After they leave, when Kyōko expresses to Noriko her anger about her siblings’ selfishness toward their parents, Noriko responds that everyone has his own life and it is inevitable that children leave their parents one day. Later Noriko informs her father-in-law that she must return to Tokyo. Father expresses his thanks to Noriko for her kindness despite not being related by blood. Noriko confesses her loneliness. She leaves Onomichi to Toklyo with a watch as a memento from the late mother-in-law. Father remains behind with solitude he must endure in his home in Onomichi.
Tokyo Story is a manifesto against capitalist growth that concentrates population in big cities and transforms people to money seeking beings competing all the time but void of love even to their old parents. Old folks playing still with old rules and lagging to catch up are homeless and lonely in these cities. Tokyo Story show the post war Japanese society. The society that is transforming rapidly and therefore is full of contradictions. The difference between older generation’s expectations and younger generation is huge. The transformation has been too fast. There is a contrast between people’s image - they live in traditional indoors, eat Japanese food and wear traditional clothes - and their mentally that is transformed to rootless beings. It’s a new area. Should we accept it or not? Is it inevitable? The complication around these dilemmas is put in Noriko’s character.

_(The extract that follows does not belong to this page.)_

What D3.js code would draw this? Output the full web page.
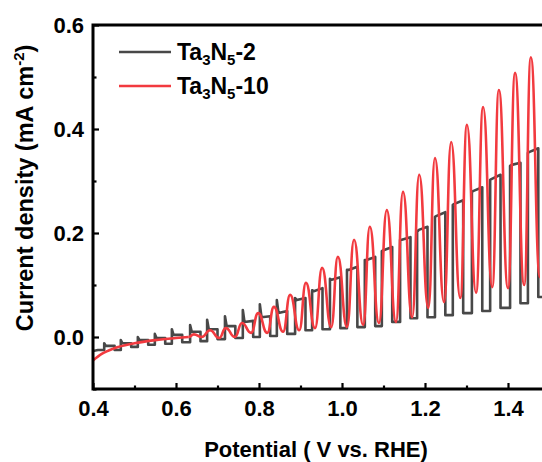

Noriko desires to keep the past memories like her love to her missing husband and his parents. She lives in a corridor room and she works in a trading company but despite these pressures to abide to the new rules, she resists and seeks what she desires although she accepts others’ ways of life. Her decisions are fast and doubtless. However, inside, she feels lonely and broken and she is anxious about her future. Her character rises to a symbol of scratch from a lost war that made a gap between children and their parents, children who left their old culture as they left their parents. Noriko remains to keep the hopes; still there is someone who didn’t abide by new rules although not sure and indecisive about her future. She might abide soon to the new rules because she suffers from being different. But anyways the hope is still there!
Character of Noriko is making Tokyo Story philosophic. She depicts a person who have lost her bright future not because of herself but because of outside circumstances. She just couldn’t rise up again. However, she still keeps on going but just to exist. Life is disappointing for her but still worth to try. She offers hope although she herself is full of despair. The past is a nice memory for her. No, she is not living in the past but when the past comes in any form, she cannot resist but to love it. She depicts delicately the human condition trapped in time and determinism of circumstances.